[start]

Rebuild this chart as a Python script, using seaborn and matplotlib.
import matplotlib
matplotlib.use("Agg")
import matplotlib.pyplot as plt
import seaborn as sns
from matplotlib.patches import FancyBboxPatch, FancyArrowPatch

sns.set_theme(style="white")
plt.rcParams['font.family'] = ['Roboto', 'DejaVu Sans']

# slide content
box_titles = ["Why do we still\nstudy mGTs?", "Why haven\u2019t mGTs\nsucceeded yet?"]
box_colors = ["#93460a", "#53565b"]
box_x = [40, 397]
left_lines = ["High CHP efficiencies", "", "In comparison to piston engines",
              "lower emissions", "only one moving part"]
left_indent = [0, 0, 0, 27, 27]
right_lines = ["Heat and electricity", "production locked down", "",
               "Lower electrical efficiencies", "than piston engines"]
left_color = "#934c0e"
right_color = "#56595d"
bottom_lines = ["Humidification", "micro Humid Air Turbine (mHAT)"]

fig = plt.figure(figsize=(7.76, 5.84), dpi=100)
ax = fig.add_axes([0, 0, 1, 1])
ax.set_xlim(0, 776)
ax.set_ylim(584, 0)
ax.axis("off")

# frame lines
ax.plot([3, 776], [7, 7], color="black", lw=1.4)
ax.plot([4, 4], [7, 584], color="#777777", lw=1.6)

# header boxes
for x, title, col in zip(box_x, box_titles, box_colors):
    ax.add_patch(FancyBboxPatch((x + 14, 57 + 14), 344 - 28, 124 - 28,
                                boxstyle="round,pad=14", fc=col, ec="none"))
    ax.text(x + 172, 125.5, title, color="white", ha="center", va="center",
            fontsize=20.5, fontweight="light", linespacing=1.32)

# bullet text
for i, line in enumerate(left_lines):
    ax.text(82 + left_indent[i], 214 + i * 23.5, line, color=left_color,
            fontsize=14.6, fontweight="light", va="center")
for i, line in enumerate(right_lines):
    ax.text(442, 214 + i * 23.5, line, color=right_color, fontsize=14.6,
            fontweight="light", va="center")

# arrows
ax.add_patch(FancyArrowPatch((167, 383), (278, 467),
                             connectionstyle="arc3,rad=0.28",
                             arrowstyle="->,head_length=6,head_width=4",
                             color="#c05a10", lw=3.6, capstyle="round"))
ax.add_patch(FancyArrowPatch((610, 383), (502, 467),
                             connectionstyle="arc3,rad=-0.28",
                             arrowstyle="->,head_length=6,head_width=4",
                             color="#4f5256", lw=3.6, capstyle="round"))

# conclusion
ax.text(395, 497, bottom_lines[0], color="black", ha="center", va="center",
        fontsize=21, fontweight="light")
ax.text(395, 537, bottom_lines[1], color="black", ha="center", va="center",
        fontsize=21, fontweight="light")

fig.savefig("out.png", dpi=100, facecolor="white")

[end]

Give an exact copy of all the data shown above.

*Task solution*:
Rebuild this chart as a Python script, using seaborn and matplotlib.
import matplotlib
matplotlib.use("Agg")
import matplotlib.pyplot as plt
import seaborn as sns
from matplotlib.patches import FancyBboxPatch, FancyArrowPatch

sns.set_theme(style="white")
plt.rcParams['font.family'] = ['Roboto', 'DejaVu Sans']

# slide content
box_titles = ["Why do we still\nstudy mGTs?", "Why haven\u2019t mGTs\nsucceeded yet?"]
box_colors = ["#93460a", "#53565b"]
box_x = [40, 397]
left_lines = ["High CHP efficiencies", "", "In comparison to piston engines",
              "lower emissions", "only one moving part"]
left_indent = [0, 0, 0, 27, 27]
right_lines = ["Heat and electricity", "production locked down", "",
               "Lower electrical efficiencies", "than piston engines"]
left_color = "#934c0e"
right_color = "#56595d"
bottom_lines = ["Humidification", "micro Humid Air Turbine (mHAT)"]

fig = plt.figure(figsize=(7.76, 5.84), dpi=100)
ax = fig.add_axes([0, 0, 1, 1])
ax.set_xlim(0, 776)
ax.set_ylim(584, 0)
ax.axis("off")

# frame lines
ax.plot([3, 776], [7, 7], color="black", lw=1.4)
ax.plot([4, 4], [7, 584], color="#777777", lw=1.6)

# header boxes
for x, title, col in zip(box_x, box_titles, box_colors):
    ax.add_patch(FancyBboxPatch((x + 14, 57 + 14), 344 - 28, 124 - 28,
                                boxstyle="round,pad=14", fc=col, ec="none"))
    ax.text(x + 172, 125.5, title, color="white", ha="center", va="center",
            fontsize=20.5, fontweight="light", linespacing=1.32)

# bullet text
for i, line in enumerate(left_lines):
    ax.text(82 + left_indent[i], 214 + i * 23.5, line, color=left_color,
            fontsize=14.6, fontweight="light", va="center")
for i, line in enumerate(right_lines):
    ax.text(442, 214 + i * 23.5, line, color=right_color, fontsize=14.6,
            fontweight="light", va="center")

# arrows
ax.add_patch(FancyArrowPatch((167, 383), (278, 467),
                             connectionstyle="arc3,rad=0.28",
                             arrowstyle="->,head_length=6,head_width=4",
                             color="#c05a10", lw=3.6, capstyle="round"))
ax.add_patch(FancyArrowPatch((610, 383), (502, 467),
                             connectionstyle="arc3,rad=-0.28",
                             arrowstyle="->,head_length=6,head_width=4",
                             color="#4f5256", lw=3.6, capstyle="round"))

# conclusion
ax.text(395, 497, bottom_lines[0], color="black", ha="center", va="center",
        fontsize=21, fontweight="light")
ax.text(395, 537, bottom_lines[1], color="black", ha="center", va="center",
        fontsize=21, fontweight="light")

fig.savefig("out.png", dpi=100, facecolor="white")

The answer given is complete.